▸ **INFORMATION SHOWN**:
........
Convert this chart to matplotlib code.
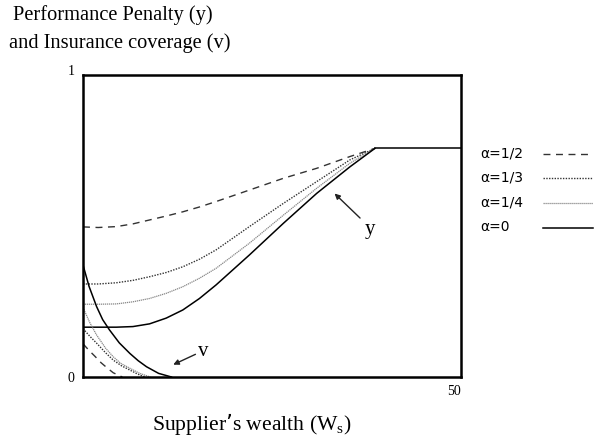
import matplotlib.pyplot as plt

# wealth grid
ws = [0, 2, 4.4, 6.6, 8.8, 11, 13.2, 15.4, 17.6, 22, 26.5, 30.9, 35.3, 38.6]
y_half = [0.497, 0.495, 0.498, 0.507, 0.520, 0.533, 0.547, 0.563, 0.581, 0.619, 0.658, 0.691, 0.730, 0.757]
y_third = [0.308, 0.308, 0.312, 0.320, 0.332, 0.346, 0.365, 0.390, 0.421, 0.498, 0.575, 0.647, 0.719, 0.757]
y_quarter = [0.241, 0.241, 0.242, 0.249, 0.260, 0.277, 0.299, 0.327, 0.360, 0.443, 0.536, 0.625, 0.708, 0.757]
y_zero = [0.165, 0.165, 0.165, 0.167, 0.176, 0.195, 0.222, 0.260, 0.305, 0.404, 0.509, 0.608, 0.696, 0.757]
flat_x = [38.6, 50]
flat_y = [0.757, 0.757]

# insurance coverage
v_half_x = [0, 0.8, 1.6, 2.4, 3.2, 4.0, 5.2]
v_half = [0.11, 0.088, 0.068, 0.047, 0.030, 0.014, 0]
v_third_x = [0, 0.9, 1.8, 3.0, 4.0, 5.1, 6.2, 7.2, 8.2]
v_third = [0.16, 0.135, 0.112, 0.080, 0.056, 0.037, 0.023, 0.010, 0]
v_quarter_x = [0, 0.9, 1.8, 3.0, 4.0, 5.0, 6.2, 7.5, 8.9]
v_quarter = [0.23, 0.18, 0.139, 0.095, 0.067, 0.045, 0.029, 0.012, 0]
v_zero_x = [0, 0.8, 1.8, 2.6, 3.5, 4.8, 6.2, 7.3, 8.4, 10, 11.7]
v_zero = [0.371, 0.30, 0.233, 0.19, 0.156, 0.113, 0.078, 0.054, 0.034, 0.012, 0]

labels = ['α=1/2', 'α=1/3', 'α=1/4', 'α=0']

serif = 'Liberation Serif'

fig = plt.figure(figsize=(5.95, 4.36), dpi=100)
ax = fig.add_axes([0.1395, 0.1353, 0.6355, 0.6927])

st_half = dict(color='#333333', lw=1.0, ls=(0, (5, 4)))
st_third = dict(color='#333333', lw=1.0, ls=(0, (1, 1)))
st_quarter = dict(color='#888888', lw=0.9, ls=(0, (1, 0.6)))
st_zero = dict(color='black', lw=1.1, ls='-')

h1, = ax.plot(ws, y_half, **st_half)
h2, = ax.plot(ws, y_third, **st_third)
h3, = ax.plot(ws, y_quarter, **st_quarter)
h4, = ax.plot(ws, y_zero, **st_zero)
ax.plot(flat_x, flat_y, color='black', lw=1.1)

ax.plot(v_half_x, v_half, **st_half)
ax.plot(v_third_x, v_third, **st_third)
ax.plot(v_quarter_x, v_quarter, **st_quarter)
ax.plot(v_zero_x, v_zero, **st_zero)

ax.set_xlim(0, 50)
ax.set_ylim(0, 1)
for s in ax.spines.values():
    s.set_linewidth(1.8)

ax.set_xticks([50], ['50'])
ax.set_yticks([0, 1], ['0', '1'])
ax.tick_params(length=0, labelsize=10, pad=6)
for lbl in ax.get_xticklabels() + ax.get_yticklabels():
    lbl.set_fontfamily(serif)
for lbl in ax.get_xticklabels():
    lbl.set_ha('right')
ax.get_yticklabels()[1].set_va('baseline')

ax.annotate('', xy=(33.0, 0.614), xytext=(36.9, 0.520),
            arrowprops=dict(arrowstyle='-|>', color='#222222', lw=1.0, mutation_scale=8))
ax.text(38.0, 0.49, 'y', fontsize=15, family=serif, ha='center', va='center')
ax.annotate('', xy=(11.6, 0.037), xytext=(15.2, 0.079),
            arrowprops=dict(arrowstyle='-|>', color='#222222', lw=1.0, mutation_scale=8))
ax.text(15.9, 0.086, 'v', fontsize=15, family=serif, ha='center', va='center')

fig.text(0.19, 0.965, 'Performance Penalty (y)', fontsize=14.7, family=serif, ha='center', va='center')
fig.text(0.202, 0.902, 'and Insurance coverage (v)', fontsize=14.7, family=serif, ha='center', va='center')
fig.text(0.423, 0.028, 'Supplier’s wealth (W$_\\mathregular{s}$)', fontsize=15.6, family=serif,
         ha='center', va='center')

# legend: sample lines on the right, labels on the left
ax.legend([h1, h2, h3, h4], [''] * 4, loc='upper left', bbox_to_anchor=(0.9126, 0.662),
          bbox_transform=fig.transFigure, frameon=False, handlelength=3.6, handletextpad=0,
          labelspacing=0.78, fontsize=10, borderpad=0, borderaxespad=0)
rows_y = [0.649, 0.5924, 0.5359, 0.4794]
for lab, yy in zip(labels, rows_y):
    fig.text(0.8067, yy, lab, fontsize=10, ha='left', va='center')

fig.savefig('out.png', dpi=100)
........
▸ **EXERCISE**: Please restate the material above line by line, exactly, beginning at its first line and ending with the line that contains "flat_y = [0.757, 0.757]", without any pictures.

▸ **SOLUTION TO THIS EXERCISE**:
Convert this chart to matplotlib code.
import matplotlib.pyplot as plt

# wealth grid
ws = [0, 2, 4.4, 6.6, 8.8, 11, 13.2, 15.4, 17.6, 22, 26.5, 30.9, 35.3, 38.6]
y_half = [0.497, 0.495, 0.498, 0.507, 0.520, 0.533, 0.547, 0.563, 0.581, 0.619, 0.658, 0.691, 0.730, 0.757]
y_third = [0.308, 0.308, 0.312, 0.320, 0.332, 0.346, 0.365, 0.390, 0.421, 0.498, 0.575, 0.647, 0.719, 0.757]
y_quarter = [0.241, 0.241, 0.242, 0.249, 0.260, 0.277, 0.299, 0.327, 0.360, 0.443, 0.536, 0.625, 0.708, 0.757]
y_zero = [0.165, 0.165, 0.165, 0.167, 0.176, 0.195, 0.222, 0.260, 0.305, 0.404, 0.509, 0.608, 0.696, 0.757]
flat_x = [38.6, 50]
flat_y = [0.757, 0.757]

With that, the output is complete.